**Stated task**
Your task is to print, exactly and only, the lines from the start of the entries below through the line with "plt.rcParams['mathtext.bf'] = 'Liberation". Include both ends, but skip the pictures.

**Material for this exercise**
— start —

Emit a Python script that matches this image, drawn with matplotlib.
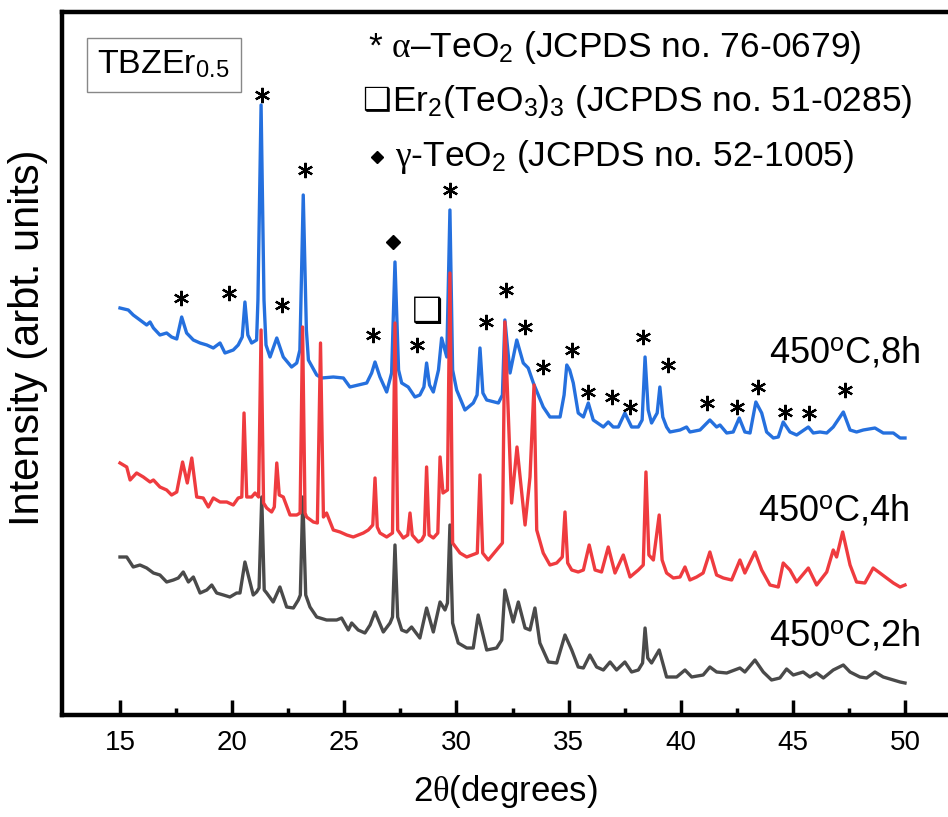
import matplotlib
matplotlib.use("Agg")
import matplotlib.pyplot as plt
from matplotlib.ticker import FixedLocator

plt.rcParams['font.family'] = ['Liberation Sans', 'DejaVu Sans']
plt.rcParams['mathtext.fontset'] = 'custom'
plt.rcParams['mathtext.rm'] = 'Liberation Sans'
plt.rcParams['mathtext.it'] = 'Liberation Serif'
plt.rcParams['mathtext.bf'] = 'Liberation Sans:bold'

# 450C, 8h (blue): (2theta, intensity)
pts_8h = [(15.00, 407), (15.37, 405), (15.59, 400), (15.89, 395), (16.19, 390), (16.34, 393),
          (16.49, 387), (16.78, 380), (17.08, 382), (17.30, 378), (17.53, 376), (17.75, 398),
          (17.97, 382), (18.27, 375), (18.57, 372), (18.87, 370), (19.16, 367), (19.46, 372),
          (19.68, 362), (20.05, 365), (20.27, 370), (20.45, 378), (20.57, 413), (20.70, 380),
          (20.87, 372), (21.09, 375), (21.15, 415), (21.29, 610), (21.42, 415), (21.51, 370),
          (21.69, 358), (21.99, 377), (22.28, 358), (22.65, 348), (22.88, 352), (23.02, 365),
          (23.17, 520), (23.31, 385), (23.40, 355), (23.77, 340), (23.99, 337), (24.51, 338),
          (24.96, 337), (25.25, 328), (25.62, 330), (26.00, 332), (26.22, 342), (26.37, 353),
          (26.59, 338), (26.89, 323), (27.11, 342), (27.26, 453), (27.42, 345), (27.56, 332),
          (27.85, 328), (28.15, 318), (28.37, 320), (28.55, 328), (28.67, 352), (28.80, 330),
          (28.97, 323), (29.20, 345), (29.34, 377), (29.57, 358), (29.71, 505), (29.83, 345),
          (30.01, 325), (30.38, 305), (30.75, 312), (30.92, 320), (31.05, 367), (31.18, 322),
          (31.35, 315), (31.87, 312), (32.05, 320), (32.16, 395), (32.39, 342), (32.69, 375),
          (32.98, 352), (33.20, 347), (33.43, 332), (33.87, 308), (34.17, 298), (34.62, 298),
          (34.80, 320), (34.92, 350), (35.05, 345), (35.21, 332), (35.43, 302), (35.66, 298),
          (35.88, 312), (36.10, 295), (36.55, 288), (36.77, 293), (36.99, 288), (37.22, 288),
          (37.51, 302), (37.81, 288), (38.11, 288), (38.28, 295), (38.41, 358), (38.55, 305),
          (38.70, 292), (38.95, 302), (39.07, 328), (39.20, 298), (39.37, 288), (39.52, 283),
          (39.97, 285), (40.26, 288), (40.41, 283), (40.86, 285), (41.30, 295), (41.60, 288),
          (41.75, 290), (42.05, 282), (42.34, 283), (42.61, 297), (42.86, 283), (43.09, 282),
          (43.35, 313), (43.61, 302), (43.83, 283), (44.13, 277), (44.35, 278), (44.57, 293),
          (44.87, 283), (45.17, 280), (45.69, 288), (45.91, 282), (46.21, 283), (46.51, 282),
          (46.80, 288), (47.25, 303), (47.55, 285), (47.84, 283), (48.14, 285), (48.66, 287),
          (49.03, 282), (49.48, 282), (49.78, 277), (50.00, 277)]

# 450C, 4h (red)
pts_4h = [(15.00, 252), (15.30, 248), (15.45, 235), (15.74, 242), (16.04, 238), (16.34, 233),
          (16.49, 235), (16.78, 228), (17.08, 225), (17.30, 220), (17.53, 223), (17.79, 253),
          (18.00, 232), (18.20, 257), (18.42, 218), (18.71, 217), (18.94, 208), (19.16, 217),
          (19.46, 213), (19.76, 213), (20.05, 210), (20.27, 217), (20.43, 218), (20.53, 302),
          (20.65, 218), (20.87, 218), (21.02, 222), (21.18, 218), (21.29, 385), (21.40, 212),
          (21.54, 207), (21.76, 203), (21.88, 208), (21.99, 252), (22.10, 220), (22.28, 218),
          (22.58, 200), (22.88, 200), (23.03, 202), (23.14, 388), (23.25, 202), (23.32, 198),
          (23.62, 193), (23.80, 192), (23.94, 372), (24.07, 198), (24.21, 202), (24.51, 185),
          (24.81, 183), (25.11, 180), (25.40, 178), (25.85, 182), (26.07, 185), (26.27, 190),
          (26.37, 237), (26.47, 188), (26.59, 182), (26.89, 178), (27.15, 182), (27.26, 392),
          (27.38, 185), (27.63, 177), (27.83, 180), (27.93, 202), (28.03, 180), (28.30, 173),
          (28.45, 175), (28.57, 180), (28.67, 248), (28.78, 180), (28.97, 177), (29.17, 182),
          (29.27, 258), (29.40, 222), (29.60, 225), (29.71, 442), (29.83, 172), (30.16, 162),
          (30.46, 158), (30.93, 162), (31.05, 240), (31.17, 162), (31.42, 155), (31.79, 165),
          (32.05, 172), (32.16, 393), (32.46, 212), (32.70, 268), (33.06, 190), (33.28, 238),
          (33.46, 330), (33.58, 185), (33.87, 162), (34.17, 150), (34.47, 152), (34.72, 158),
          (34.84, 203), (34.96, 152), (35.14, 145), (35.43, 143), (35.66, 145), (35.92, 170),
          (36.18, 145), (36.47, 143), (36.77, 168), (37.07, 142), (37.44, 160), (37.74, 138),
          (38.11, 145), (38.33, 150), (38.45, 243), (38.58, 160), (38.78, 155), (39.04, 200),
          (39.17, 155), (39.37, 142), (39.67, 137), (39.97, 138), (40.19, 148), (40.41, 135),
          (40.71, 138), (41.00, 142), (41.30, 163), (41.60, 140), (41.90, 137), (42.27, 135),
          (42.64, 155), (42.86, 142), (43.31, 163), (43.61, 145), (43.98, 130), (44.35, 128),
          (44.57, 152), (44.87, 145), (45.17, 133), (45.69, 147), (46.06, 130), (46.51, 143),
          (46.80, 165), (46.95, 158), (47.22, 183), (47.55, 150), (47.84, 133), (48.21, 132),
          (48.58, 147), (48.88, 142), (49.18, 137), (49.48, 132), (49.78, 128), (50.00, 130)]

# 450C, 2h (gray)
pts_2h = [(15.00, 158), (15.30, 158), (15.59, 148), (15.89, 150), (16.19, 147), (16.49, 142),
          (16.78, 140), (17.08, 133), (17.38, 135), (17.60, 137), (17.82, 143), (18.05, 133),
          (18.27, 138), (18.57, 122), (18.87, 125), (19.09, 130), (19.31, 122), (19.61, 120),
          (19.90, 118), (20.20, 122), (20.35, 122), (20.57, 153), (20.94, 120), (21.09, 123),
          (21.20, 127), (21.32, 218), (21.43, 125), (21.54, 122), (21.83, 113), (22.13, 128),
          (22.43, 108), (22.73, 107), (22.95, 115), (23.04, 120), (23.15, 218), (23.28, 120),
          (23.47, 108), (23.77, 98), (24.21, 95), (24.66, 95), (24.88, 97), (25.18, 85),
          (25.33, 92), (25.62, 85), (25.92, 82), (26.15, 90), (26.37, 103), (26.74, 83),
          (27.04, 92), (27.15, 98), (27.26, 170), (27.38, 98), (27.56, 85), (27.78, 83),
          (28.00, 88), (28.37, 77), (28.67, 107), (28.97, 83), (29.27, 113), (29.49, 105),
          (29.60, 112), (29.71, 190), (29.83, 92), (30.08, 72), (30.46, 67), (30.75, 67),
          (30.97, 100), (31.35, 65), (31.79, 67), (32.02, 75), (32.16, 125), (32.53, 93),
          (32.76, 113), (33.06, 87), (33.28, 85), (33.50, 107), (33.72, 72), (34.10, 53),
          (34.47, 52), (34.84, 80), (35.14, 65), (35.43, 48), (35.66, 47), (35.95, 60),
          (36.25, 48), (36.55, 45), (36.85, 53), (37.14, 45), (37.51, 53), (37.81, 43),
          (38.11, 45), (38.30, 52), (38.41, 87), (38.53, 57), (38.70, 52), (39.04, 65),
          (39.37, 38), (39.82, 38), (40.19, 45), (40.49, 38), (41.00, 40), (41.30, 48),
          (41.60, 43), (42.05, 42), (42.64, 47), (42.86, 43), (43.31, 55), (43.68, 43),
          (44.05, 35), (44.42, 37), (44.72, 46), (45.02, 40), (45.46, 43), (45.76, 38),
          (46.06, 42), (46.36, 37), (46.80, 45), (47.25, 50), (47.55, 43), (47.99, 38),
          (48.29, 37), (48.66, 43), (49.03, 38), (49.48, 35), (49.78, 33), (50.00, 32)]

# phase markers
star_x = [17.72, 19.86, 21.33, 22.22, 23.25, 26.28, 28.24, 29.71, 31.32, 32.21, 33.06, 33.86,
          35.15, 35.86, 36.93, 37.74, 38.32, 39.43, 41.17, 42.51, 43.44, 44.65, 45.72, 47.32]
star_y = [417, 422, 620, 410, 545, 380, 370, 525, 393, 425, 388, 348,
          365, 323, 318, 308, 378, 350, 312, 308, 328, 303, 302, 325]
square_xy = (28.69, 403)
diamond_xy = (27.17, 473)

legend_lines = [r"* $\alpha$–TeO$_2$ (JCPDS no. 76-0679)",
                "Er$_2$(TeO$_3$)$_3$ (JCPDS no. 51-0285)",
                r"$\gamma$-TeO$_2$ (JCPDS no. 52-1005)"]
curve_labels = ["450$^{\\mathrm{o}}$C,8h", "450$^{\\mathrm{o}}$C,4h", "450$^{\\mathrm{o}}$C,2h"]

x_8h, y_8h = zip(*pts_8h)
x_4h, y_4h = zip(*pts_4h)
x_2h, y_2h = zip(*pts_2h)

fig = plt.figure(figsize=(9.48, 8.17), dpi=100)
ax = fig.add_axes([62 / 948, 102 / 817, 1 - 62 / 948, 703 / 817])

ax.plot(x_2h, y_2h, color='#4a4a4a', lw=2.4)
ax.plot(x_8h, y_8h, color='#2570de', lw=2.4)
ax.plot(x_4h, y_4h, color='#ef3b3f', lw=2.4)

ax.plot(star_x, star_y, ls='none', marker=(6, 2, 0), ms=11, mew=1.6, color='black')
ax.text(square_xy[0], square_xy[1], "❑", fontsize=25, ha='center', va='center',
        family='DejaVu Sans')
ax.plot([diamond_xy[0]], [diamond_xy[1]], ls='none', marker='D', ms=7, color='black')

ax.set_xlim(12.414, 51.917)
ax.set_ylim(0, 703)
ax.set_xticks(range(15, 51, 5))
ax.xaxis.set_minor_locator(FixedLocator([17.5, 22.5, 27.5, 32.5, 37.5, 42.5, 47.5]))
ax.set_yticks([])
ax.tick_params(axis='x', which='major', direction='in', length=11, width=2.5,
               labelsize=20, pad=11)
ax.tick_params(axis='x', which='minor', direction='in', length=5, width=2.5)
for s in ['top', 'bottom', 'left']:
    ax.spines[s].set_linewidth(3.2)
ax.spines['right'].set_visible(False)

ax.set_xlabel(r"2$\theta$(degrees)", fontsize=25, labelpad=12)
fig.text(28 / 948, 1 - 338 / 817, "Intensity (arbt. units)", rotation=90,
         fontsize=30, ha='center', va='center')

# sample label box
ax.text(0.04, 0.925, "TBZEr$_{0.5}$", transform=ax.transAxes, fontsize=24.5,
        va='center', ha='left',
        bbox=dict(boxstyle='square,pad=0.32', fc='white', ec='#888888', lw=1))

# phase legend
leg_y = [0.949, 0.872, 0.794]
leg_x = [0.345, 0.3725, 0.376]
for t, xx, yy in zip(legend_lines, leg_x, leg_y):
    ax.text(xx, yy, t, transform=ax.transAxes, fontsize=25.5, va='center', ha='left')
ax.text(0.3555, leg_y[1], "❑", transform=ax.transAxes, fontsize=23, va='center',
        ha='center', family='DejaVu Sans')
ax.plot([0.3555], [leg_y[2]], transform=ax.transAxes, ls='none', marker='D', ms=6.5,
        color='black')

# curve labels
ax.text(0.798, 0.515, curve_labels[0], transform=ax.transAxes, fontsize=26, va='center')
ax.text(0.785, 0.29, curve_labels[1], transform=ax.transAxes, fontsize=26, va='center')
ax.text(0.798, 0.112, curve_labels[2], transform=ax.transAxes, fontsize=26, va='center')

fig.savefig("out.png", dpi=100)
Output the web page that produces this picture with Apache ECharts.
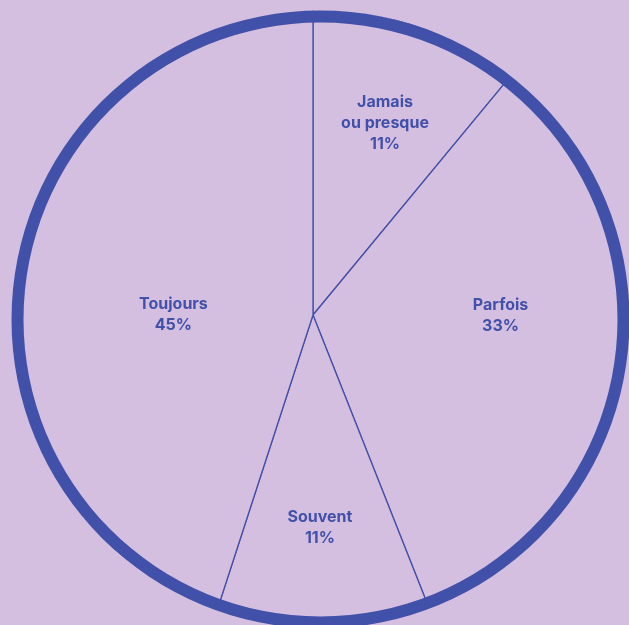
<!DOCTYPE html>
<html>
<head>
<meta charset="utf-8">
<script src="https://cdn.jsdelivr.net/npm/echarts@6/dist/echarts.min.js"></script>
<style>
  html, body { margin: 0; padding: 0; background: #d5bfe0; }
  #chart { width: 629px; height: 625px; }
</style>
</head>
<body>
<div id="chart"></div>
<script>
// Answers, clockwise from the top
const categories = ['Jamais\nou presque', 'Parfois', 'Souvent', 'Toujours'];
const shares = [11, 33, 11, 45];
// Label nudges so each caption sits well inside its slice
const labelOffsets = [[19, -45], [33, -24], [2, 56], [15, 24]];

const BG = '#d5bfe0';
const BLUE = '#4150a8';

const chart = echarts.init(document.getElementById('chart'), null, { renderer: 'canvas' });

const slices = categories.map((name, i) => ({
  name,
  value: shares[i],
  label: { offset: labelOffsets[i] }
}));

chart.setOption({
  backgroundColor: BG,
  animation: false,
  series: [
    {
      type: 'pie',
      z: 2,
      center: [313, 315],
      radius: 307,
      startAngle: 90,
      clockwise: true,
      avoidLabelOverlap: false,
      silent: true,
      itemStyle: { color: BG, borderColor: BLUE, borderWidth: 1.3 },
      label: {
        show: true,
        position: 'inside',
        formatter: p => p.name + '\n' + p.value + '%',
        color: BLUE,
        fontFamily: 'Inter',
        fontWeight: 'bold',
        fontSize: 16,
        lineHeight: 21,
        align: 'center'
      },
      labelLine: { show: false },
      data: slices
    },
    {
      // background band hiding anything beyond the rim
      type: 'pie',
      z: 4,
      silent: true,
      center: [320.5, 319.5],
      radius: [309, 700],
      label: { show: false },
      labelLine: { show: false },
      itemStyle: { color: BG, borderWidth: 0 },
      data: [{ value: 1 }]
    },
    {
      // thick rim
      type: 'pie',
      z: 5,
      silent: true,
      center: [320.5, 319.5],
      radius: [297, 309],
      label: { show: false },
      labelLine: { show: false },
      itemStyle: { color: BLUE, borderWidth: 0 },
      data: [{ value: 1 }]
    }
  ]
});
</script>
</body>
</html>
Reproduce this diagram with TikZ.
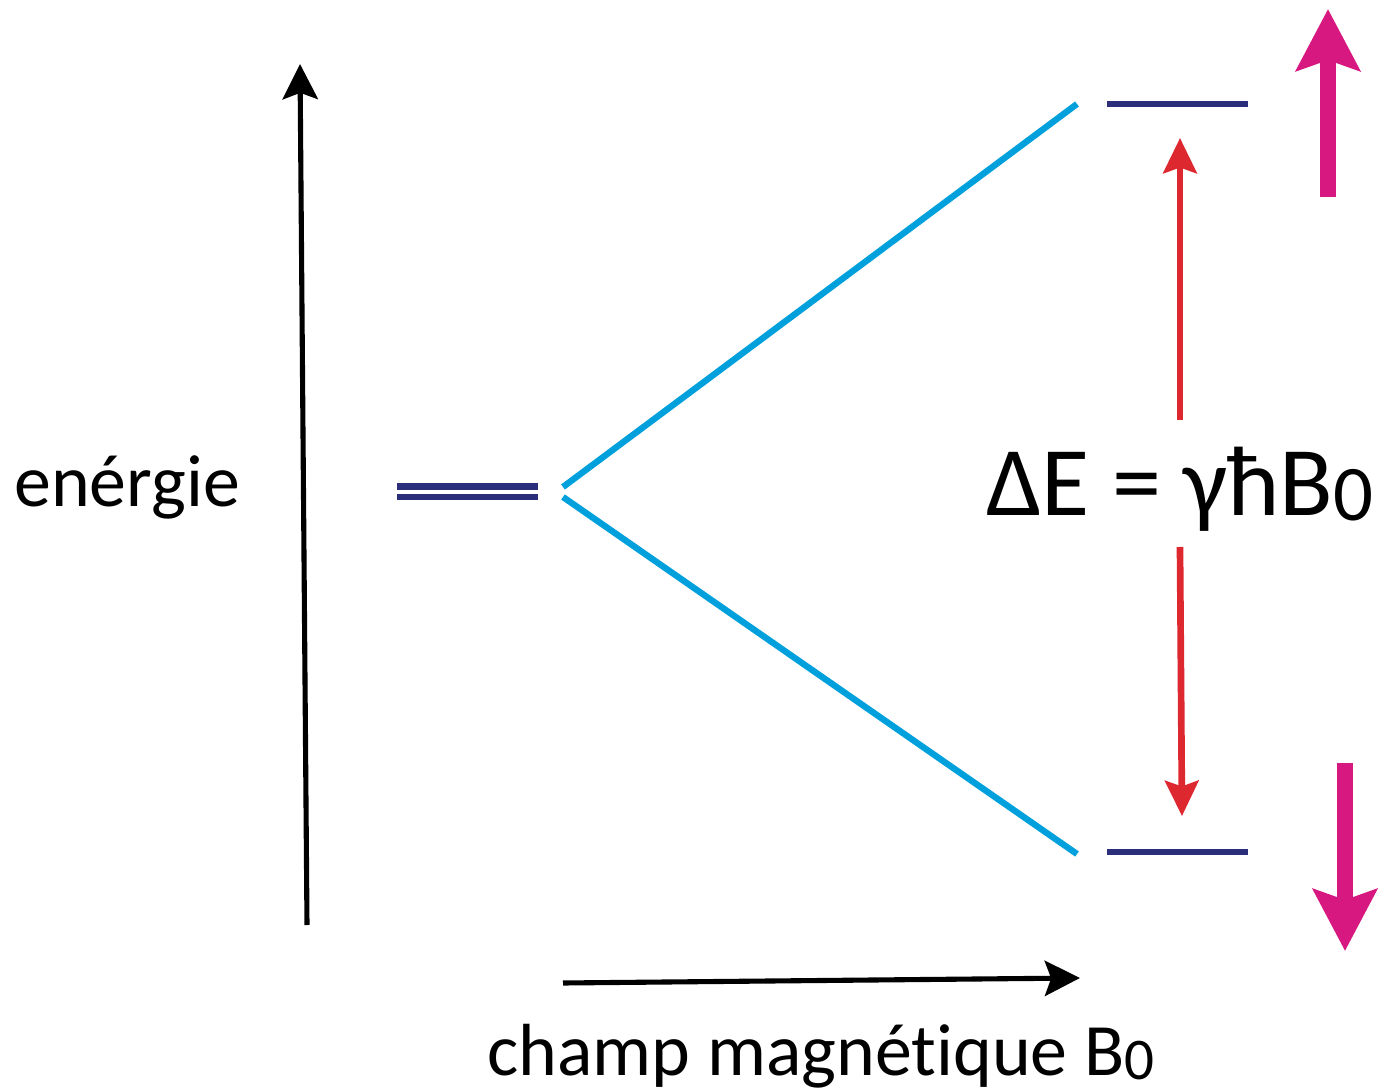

— end —

**Written reply**
Emit a Python script that matches this image, drawn with matplotlib.
import matplotlib
matplotlib.use("Agg")
import matplotlib.pyplot as plt
from matplotlib.ticker import FixedLocator

plt.rcParams['font.family'] = ['Liberation Sans', 'DejaVu Sans']
plt.rcParams['mathtext.fontset'] = 'custom'
plt.rcParams['mathtext.rm'] = 'Liberation Sans'
plt.rcParams['mathtext.it'] = 'Liberation Serif'
plt.rcParams['mathtext.bf'] = 'Liberation Sans:bold'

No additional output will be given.